One of my more frequent indoor event venues is a combination of florescent, incandescent, and floor to ceiling windows along one side. No matter what camera WB setting/WB card/Color Checker I use, it is a complete waste of time! It all has to be corrected in post processing, in my opinion. Yes, using a flash to 'override' the florescents will solve the problem. But then you're dealing with overexposed faces and light dropoff issues inherent with flash.
When photographing people, trying to 'freeze action' on them using a shutter speed of 1/60th will result in a number of blurred faces/hands/etc. At that speed, my experience has been about half or more come out blurred. So, I try to shoot at 1/125th and faster to 'freeze' them. But at the higher speeds, the 60 cycles/second of the florescents causes colors to come out that have radically different color tints in every frame. Even taking shots as fast possible without moving the camera causes every frame to have different WB. Of course, as subjects move around and hence under different lighting combinations, the color shifts worsen further.
So, I fix the problem in Lightroom using the WB 'eyedropper' tool.
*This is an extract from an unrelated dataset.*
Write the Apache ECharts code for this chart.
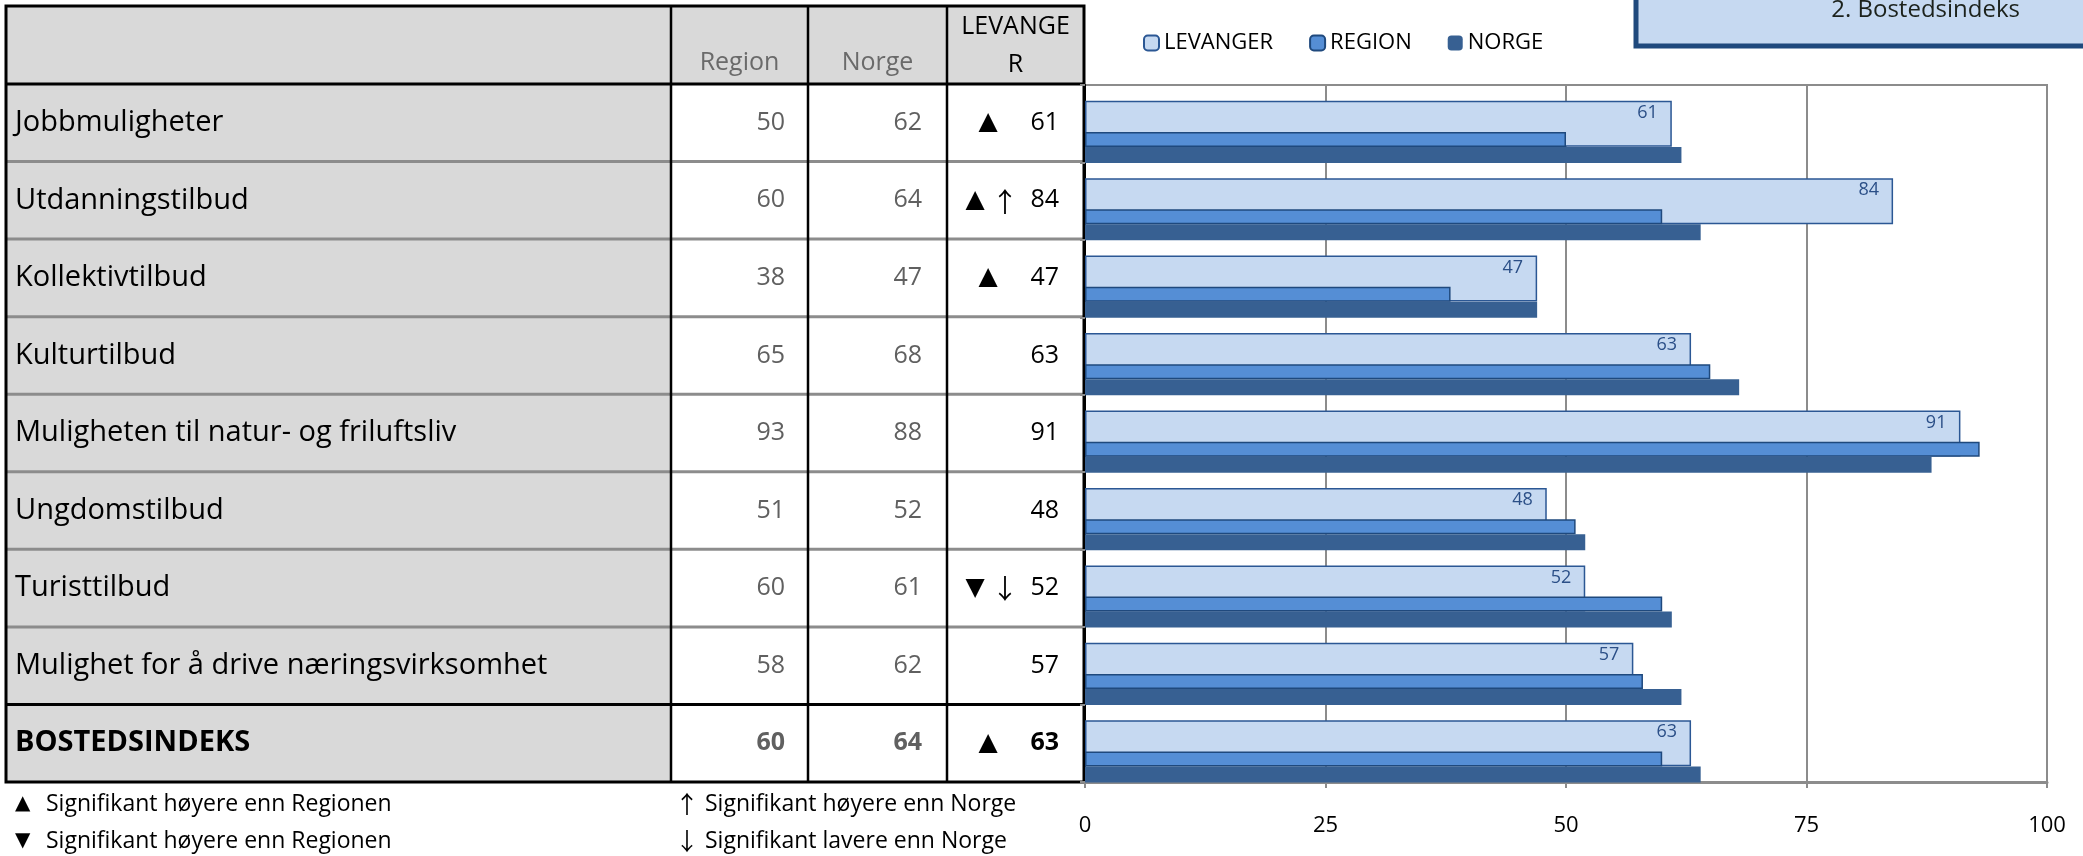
<!DOCTYPE html>
<html>
<head>
<meta charset="utf-8">
<script src="https://cdn.jsdelivr.net/npm/echarts@6/dist/echarts.min.js"></script>
<style>
html,body{margin:0;padding:0;background:#fff}
#main{width:2083px;height:856px}
</style>
</head>
<body>
<div id="main"></div>
<script>
// data
var categories = ['Jobbmuligheter', 'Utdanningstilbud', 'Kollektivtilbud', 'Kulturtilbud',
	'Muligheten til natur- og friluftsliv', 'Ungdomstilbud', 'Turisttilbud',
	'Mulighet for å drive næringsvirksomhet', 'BOSTEDSINDEKS'];
var levanger = [61, 84, 47, 63, 91, 48, 52, 57, 63];
var region = [50, 60, 38, 65, 93, 51, 60, 58, 60];
var norge = [62, 64, 47, 68, 88, 52, 61, 62, 64];
// significance marks shown in the LEVANGER column
var sigRegion = ['▲', '▲', '▲', '', '', '', '▼', '', '▲'];
var sigNorge = ['', '↑', '', '', '', '', '↓', '', ''];
var colHeads = ['Region', 'Norge', 'LEVANGE\nR'];
var legendNames = ['LEVANGER', 'REGION', 'NORGE'];
var notesLeft = [['▲', 'Signifikant høyere enn Regionen'], ['▼', 'Signifikant høyere enn Regionen']];
var notesRight = [['↑', 'Signifikant høyere enn Norge'], ['↓', 'Signifikant lavere enn Norge']];
var boxTitle = '2. Bostedsindeks';

var FONT = '"Open Sans", "Liberation Sans", sans-serif';
var SYM = '"DejaVu Sans", "Liberation Sans", sans-serif';
var ARROW = '"Noto Sans CJK SC", "DejaVu Sans", sans-serif';

var chartTable = {
	init: function()
	{
		var myChart = echarts.init(document.getElementById('main'));

		// table geometry
		var tL = 6, tR = 1084, tT = 6, hB = 84, tB = 782;
		var cols = [6, 671, 808, 947, 1084];
		var n = categories.length;
		var rowH = (tB - hB) / n;
		var g = [];

		g.push({type: 'rect', shape: {x: tL, y: tT, width: tR - tL, height: hB - tT}, style: {fill: '#D9D9D9'}});
		g.push({type: 'rect', shape: {x: tL, y: hB, width: cols[1] - tL, height: tB - hB}, style: {fill: '#D9D9D9'}});

		// row lines
		for (var k = 1; k < n; k++) {
			var y = hB + k * rowH;
			g.push({type: 'line', shape: {x1: tL, y1: y, x2: tR, y2: y},
				style: {stroke: k == n - 1 ? '#000' : '#8C8C8C', lineWidth: 3}});
		}
		g.push({type: 'line', shape: {x1: tL, y1: hB, x2: tR, y2: hB}, style: {stroke: '#000', lineWidth: 3}});
		for (var c = 1; c < cols.length - 1; c++) {
			g.push({type: 'line', shape: {x1: cols[c], y1: tT, x2: cols[c], y2: tB}, style: {stroke: '#000', lineWidth: 2.5}});
		}
		g.push({type: 'rect', shape: {x: tL, y: tT, width: tR - tL, height: tB - tT},
			style: {fill: null, stroke: '#000', lineWidth: 3}});

		// header
		for (var h = 0; h < colHeads.length; h++) {
			var last = h == colHeads.length - 1;
			g.push({type: 'text', x: (cols[h + 1] + cols[h + 2]) / 2, y: last ? 46 : 63,
				style: {text: colHeads[h], font: '25px ' + FONT, fill: last ? '#000' : '#6a6a6a',
					textAlign: 'center', textVerticalAlign: 'middle', lineHeight: 38}});
		}

		// rows
		for (var i = 0; i < n; i++) {
			var cy = hB + (i + 0.5) * rowH;
			var bold = i == n - 1 ? 'bold ' : '';
			g.push({type: 'text', x: 15, y: cy, style: {text: categories[i], font: bold + '29px ' + FONT,
				fill: '#000', textAlign: 'left', textVerticalAlign: 'middle'}});
			g.push({type: 'text', x: 785, y: cy, style: {text: String(region[i]), font: bold + '25px ' + FONT,
				fill: '#606060', textAlign: 'right', textVerticalAlign: 'middle'}});
			g.push({type: 'text', x: 922, y: cy, style: {text: String(norge[i]), font: bold + '25px ' + FONT,
				fill: '#606060', textAlign: 'right', textVerticalAlign: 'middle'}});
			g.push({type: 'text', x: 1059, y: cy, style: {text: String(levanger[i]), font: bold + '25px ' + FONT,
				fill: '#000', textAlign: 'right', textVerticalAlign: 'middle'}});
			if (sigRegion[i]) {
				g.push({type: 'text', x: sigNorge[i] ? 975 : 988, y: cy, style: {text: sigRegion[i], font: '25px ' + SYM,
					fill: '#000', textAlign: 'center', textVerticalAlign: 'middle'}});
			}
			if (sigNorge[i]) {
				g.push({type: 'text', x: 1005, y: cy + 1, style: {text: sigNorge[i], font: '27px ' + ARROW,
					fill: '#000', textAlign: 'center', textVerticalAlign: 'middle'}});
			}
		}

		// footnotes
		var notes = [[15, notesLeft, 'tri'], [675, notesRight, 'arr']];
		for (var s = 0; s < notes.length; s++) {
			for (var f = 0; f < notes[s][1].length; f++) {
				g.push({type: 'text', x: notes[s][0], y: 804 + f * 37, style: {
					text: '{' + notes[s][2] + '|' + notes[s][1][f][0] + '}{t|' + notes[s][1][f][1] + '}',
					font: '23px ' + FONT, fill: '#000', textAlign: 'left', textVerticalAlign: 'middle',
					rich: {
						tri: {fontFamily: SYM, fontSize: 20, fill: '#000', width: 31},
						arr: {fontFamily: ARROW, fontSize: 24, fill: '#000', width: 30},
						t: {fontFamily: FONT, fontSize: 23, fill: '#000'}
					}}});
			}
		}

		// box top right
		g.push({type: 'rect', shape: {x: 1636, y: -12, width: 520, height: 58},
			style: {fill: '#C6D9F1', stroke: '#1F497D', lineWidth: 5}});
		g.push({type: 'text', x: 2020, y: 10, style: {text: boxTitle, font: '24px ' + FONT,
			fill: '#1c221c', textAlign: 'right', textVerticalAlign: 'middle'}});

		var gTop = 85, gBottom = 74, shift = 23.7;
		var option = {
			backgroundColor: '#fff',
			animation: false,
			textStyle: {fontFamily: FONT},
			legend: {
				data: legendNames,
				left: 1138,
				top: 27,
				itemWidth: 15,
				itemHeight: 15,
				itemGap: 36,
				textStyle: {fontSize: 22, color: '#000', fontFamily: FONT}
			},
			grid: [
				{left: 1085, right: 36, top: gTop, bottom: gBottom, show: true,
					backgroundColor: '#fff', borderColor: '#8C8C8C', borderWidth: 2},
				{left: 1085, right: 36, top: gTop + shift, bottom: gBottom - shift}
			],
			xAxis: [
				{type: 'value', gridIndex: 0, min: 0, max: 100, interval: 25,
					axisLine: {show: true, lineStyle: {color: '#8C8C8C', width: 3}},
					axisTick: {show: true, length: 6, lineStyle: {color: '#8C8C8C', width: 2}},
					axisLabel: {fontSize: 22, color: '#000', margin: 33, fontFamily: FONT},
					splitLine: {show: true, lineStyle: {color: '#8C8C8C', width: 2}}},
				{type: 'value', gridIndex: 1, min: 0, max: 100, show: false}
			],
			yAxis: [
				{type: 'category', gridIndex: 0, data: categories, inverse: true,
					axisLabel: {show: false},
					axisLine: {show: true, lineStyle: {color: '#000', width: 2}},
					axisTick: {show: true, length: 5, lineStyle: {color: '#8C8C8C', width: 2}}},
				{type: 'category', gridIndex: 1, data: categories, inverse: true, show: false}
			],
			series: [
				{name: 'LEVANGER', type: 'bar', xAxisIndex: 0, yAxisIndex: 0, data: levanger, barWidth: 46,
					itemStyle: {color: '#C6D9F1', borderColor: '#2B5794', borderWidth: 1.5},
					label: {show: true, position: 'insideTopRight', distance: 3, offset: [-11, 0],
						color: '#2B4F87', fontSize: 18, fontFamily: FONT}},
				{name: 'REGION', type: 'bar', xAxisIndex: 1, yAxisIndex: 1, data: region, barWidth: 15, barGap: '0%',
					itemStyle: {color: '#558ED5', borderColor: '#1F497D', borderWidth: 1.5}},
				{name: 'NORGE', type: 'bar', xAxisIndex: 1, yAxisIndex: 1, data: norge, barWidth: 16, barGap: '0%',
					itemStyle: {color: '#376092', borderColor: '#376092', borderWidth: 0}}
			],
			graphic: g
		};
		myChart.setOption(option);
		window.onresize = myChart.resize;
	}
};
chartTable.init();
</script>
</body>
</html>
I find anything that is fairly white and click on that. Shirts and shirt collars are my usual targets, but papers, even sheet music will do. Then I'll use the WB sliders to get things closer to what I want. Sometimes, it will also be necessary to use individual color adjustments (hue/saturation/luminence) to get what I want. Then start over again on the next photo. If there's several photos in a series, I'll go back and adjust some more to get them all to the same appearance, otherwise, the viewer would see minor color shifts from frame to frame.
Yes, I'm just a 'hacker'. Sometimes, after spending maybe 20 minutes trying to get the best WB across a small series of images, I'll end up just making them as best I can and be done with it. Then this year, at a school Christmas concert I've shot for several years, they put in new LED lighting across the front of the stage, and still had the old incandescents lighting the rear half of the stage. Without extensive work on each photo using Photoshop Elements to separate the images into layers and processing each individually, the only choice is to make the kids in the front or performing solos or in a skit WB colors accurate, and let the kids in the rear have a 'bluish-purple' caste to them.